AUSTIN, Texas — Tesla's Cybercab has just set a record that no electric vehicle — and no vehicle of any kind — has achieved before. At 165 watt-hours per mile, the autonomous two-passenger robotaxi is the most energy-efficient production vehicle ever built. Its estimated running cost of 2.6 cents per mile is so low it forces a rethink of what urban transportation can realistically cost at scale.

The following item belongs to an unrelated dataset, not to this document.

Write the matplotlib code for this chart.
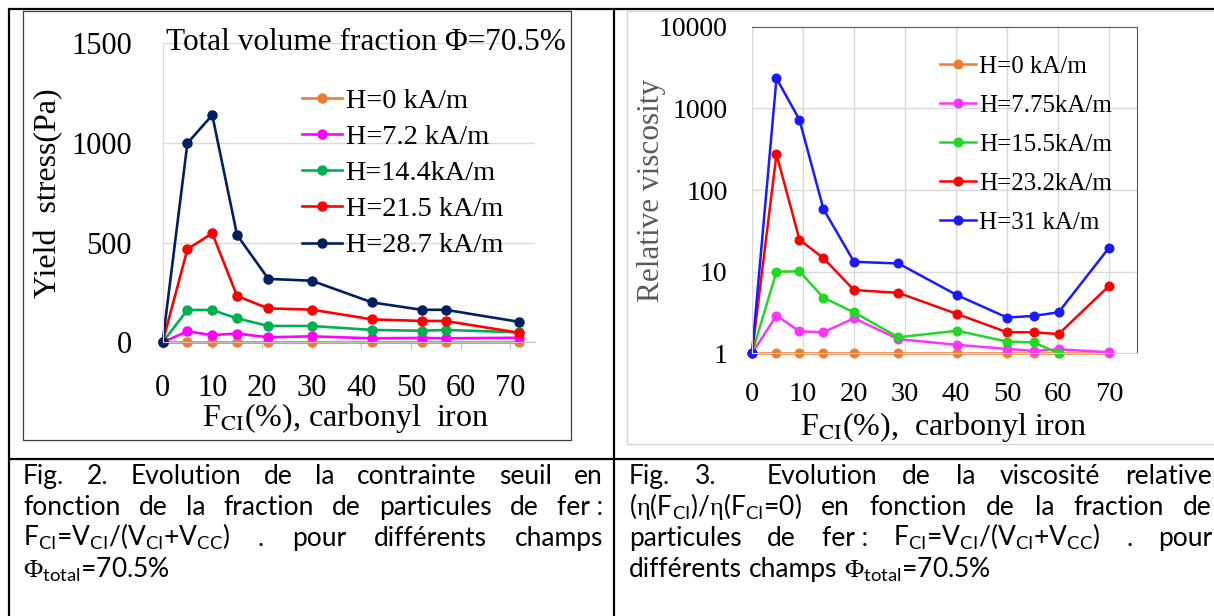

Putting 165 Wh/Mile in Context
The next most efficient production electric vehicle is the Lucid Air Pure, which achieves approximately 230 Wh/mile — itself a record when it launched. The Cybercab beats that by nearly 30 percent. For comparison, a typical gasoline car converts only about 20 percent of fuel energy into forward motion; even conventional EVs with their 80–90 percent drivetrain efficiency rarely dip below 230 Wh/mile in real-world use.
At 2.6 cents per mile, a 10-mile ride in a Cybercab costs 26 cents in electricity. For fleet operators, the economics are transformational. A Cybercab covering 200 miles per day — a reasonable commercial duty cycle — spends just $5.20 on energy. The equivalent gasoline vehicle at $3.50 per gallon and 30 MPG would spend nearly $23 for the same distance. The efficiency gap is not incremental; it is categorical.
How Tesla Got There
The Cybercab's design choices explain most of the efficiency gain. The vehicle seats two passengers and has no steering wheel, no pedals, and no traditional driver controls — removing mass and complexity that conventional vehicles carry as standard. The aerodynamic profile was designed from scratch without the compromises that human-driven vehicles require. Every kilogram and every square inch of frontal area was scrutinized through the lens of energy consumption.
Tesla's powertrain engineers also applied lessons from years of Autopilot and FSD operation: an autonomous vehicle can drive with a consistency and smoothness that human drivers rarely achieve. No aggressive acceleration, no late braking, no inefficient speed oscillation on the highway. The vehicle's driving style is itself a source of efficiency.
Production Is Underway
The Cybercab is no longer a concept. Tesla began production at Gigafactory Texas in February 2026, and Tesla VP of Vehicle Engineering Lars Moravy confirmed that the vehicle will not be subject to NHTSA's 2,500-vehicle annual production cap that applies to autonomous vehicles lacking traditional driver controls. That regulatory clarity removed a ceiling that had limited earlier autonomous vehicle programs.